Je dirais même plus, parfois même l'évocation de ce moment là (même par d'autres vécu) suffit à faire serrer-bondir le cœur !
L'attendrir au point de tomber raide dingue amoureux... même !
Même qu'il ne faut pas chercher qui est l'âne de Nîmes !
@ Anne de Nîmes Je crois que j'avais trouvé :-)
On fantasme pas mal en bateau :-)
Merveilleux récit et comme Anonyme, j'ai été "saisie par la vague de nostalgie" de ce ferry sur le départ.
Les îles, les îles, voilà le monde dont je me sens proche et tu as sû le dire si bien. Merci !
Quant à l'histoire amoureuse terminée avant même que d'être entamée, quel désoloir.
Pourquoi ton héros ne lui a-t-il pas un café pour suivre sa belle au tréfonds du bateau ? Est-ce parce que de toutes façons les histoires d'amour finissent mal, en général ?

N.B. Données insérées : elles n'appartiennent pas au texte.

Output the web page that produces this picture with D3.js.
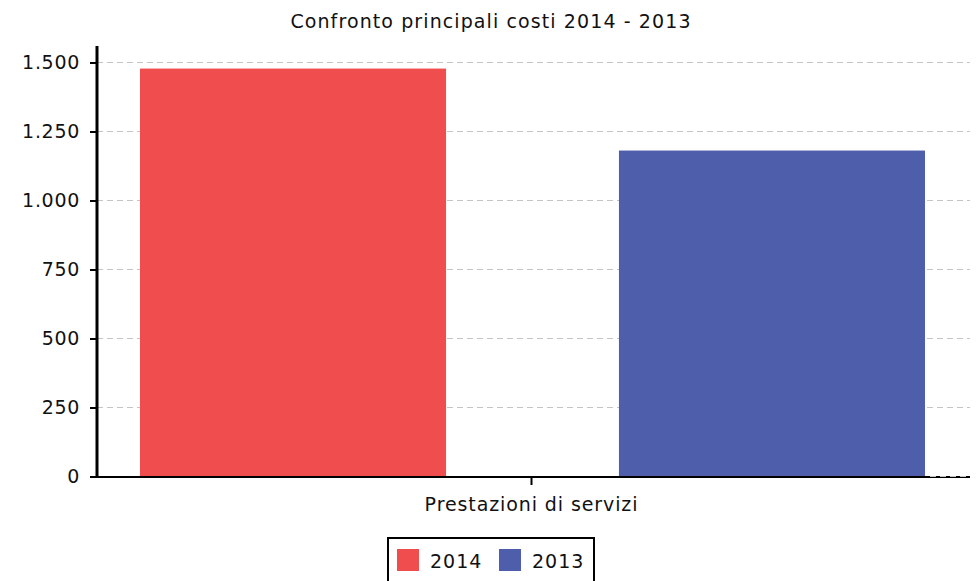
<!DOCTYPE html>
<html><head><meta charset="utf-8">
<script src="https://cdn.jsdelivr.net/npm/d3@7"></script>
<style>body{margin:0;background:#fff}svg{display:block}text{font-family:"DejaVu Sans",sans-serif}</style>
</head><body>
<svg id="c" width="980" height="581"></svg>
<script>
const categories = ["Prestazioni di servizi"];
const seriesNames = ["2014", "2013"];
const values2014 = [1478];
const values2013 = [1181];
const yTicks = [0, 250, 500, 750, 1000, 1250, 1500];
const colors = ["#EF4D4E", "#4F5EAA"];
const title = "Confronto principali costi 2014 - 2013";

const svg = d3.select("#c");
const y = d3.scaleLinear().domain([0, 1500]).range([476.5, 62.5]);
const x0 = d3.scaleBand().domain(categories).range([97, 966]).padding(0);
const x1 = d3.scaleBand().domain(seriesNames).range([43, 869 - 41]).paddingInner(0.361).paddingOuter(0);
const fmt = v => d3.format(",")(v).replace(/,/g, ".");

svg.append("text").attr("x", 491).attr("y", 28).attr("text-anchor", "middle")
  .attr("font-size", 19).attr("letter-spacing", 1.1).attr("fill", "#111").text(title);

// grid
svg.append("g").selectAll("line").data(yTicks).join("line")
  .attr("x1", 97).attr("x2", 970).attr("y1", d => y(d)).attr("y2", d => y(d))
  .attr("stroke", "#c4c4c4").attr("stroke-width", 1).attr("stroke-dasharray", "6,4");

// bars
const data = categories.map((c, i) => ({c, vals: [values2014[i], values2013[i]]}));
const g = svg.append("g");
data.forEach(d => {
  g.selectAll(null).data(d.vals).join("rect")
    .attr("x", (v, j) => x0(d.c) + x1(seriesNames[j]))
    .attr("width", x1.bandwidth())
    .attr("y", v => y(v)).attr("height", v => y(0) - y(v))
    .attr("fill", (v, j) => colors[j]);
});

// y axis
const ya = svg.append("g").attr("transform", "translate(97,0)")
  .call(d3.axisLeft(y).tickValues(yTicks).tickFormat(fmt).tickSize(7).tickPadding(10));
ya.select(".domain").remove();
ya.selectAll(".tick line").attr("stroke", "#000").attr("stroke-width", 2);
ya.selectAll("text").attr("font-size", 19).attr("letter-spacing", 0.7).attr("fill", "#111");
svg.append("line").attr("x1", 97).attr("x2", 97).attr("y1", 46).attr("y2", 478)
  .attr("stroke", "#000").attr("stroke-width", 3);

// x axis
svg.append("line").attr("x1", 90).attr("x2", 970).attr("y1", 477).attr("y2", 477)
  .attr("stroke", "#000").attr("stroke-width", 2);
svg.append("line").attr("x1", 930).attr("x2", 970).attr("y1", 476.5).attr("y2", 476.5)
  .attr("stroke", "#c4c4c4").attr("stroke-width", 1).attr("stroke-dasharray", "6,4");
const xa = svg.append("g").attr("transform", "translate(0,477)")
  .call(d3.axisBottom(x0).tickSize(8).tickPadding(13));
xa.select(".domain").remove();
xa.selectAll(".tick line").attr("stroke", "#000").attr("stroke-width", 2);
xa.selectAll("text").attr("font-size", 19).attr("letter-spacing", 0.9).attr("fill", "#111");

// legend
const lg = svg.append("g");
lg.append("rect").attr("x", 388).attr("y", 538).attr("width", 206).attr("height", 46)
  .attr("fill", "#fff").attr("stroke", "#000").attr("stroke-width", 2);
const items = lg.selectAll("g.it").data(seriesNames).join("g")
  .attr("transform", (d, i) => `translate(${397 + i * 102},549)`);
items.append("rect").attr("width", 22).attr("height", 22).attr("fill", (d, i) => colors[i]);
items.append("text").attr("x", 33).attr("y", 19).attr("font-size", 19).attr("letter-spacing", 1)
  .attr("fill", "#111").text(d => d);
</script>
</body></html>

PS - je suis toujours étonnée de l'usage du terme "de suite" en lieu et place de "tout de suite". C'est une pratique locale qui me semble erronée.
@ Nathalie Pour de suite, tu as raison mais ça sonne bien, je trouve!
Je le fais de suite!
Pour le reste il n'a pas osé sans doute parce qu'il n'aurait pas aimé un refus?
Très bel hommage à l'île de Beauté, ce texte fort bien écrit, Chri.
Bravo !
Le héros a loupé une belle occasion.
Tant pis pour lui...
Qui ne tente rien, n'a rien !
@ Tilia Merci merci, je l'aime, elle, l'île!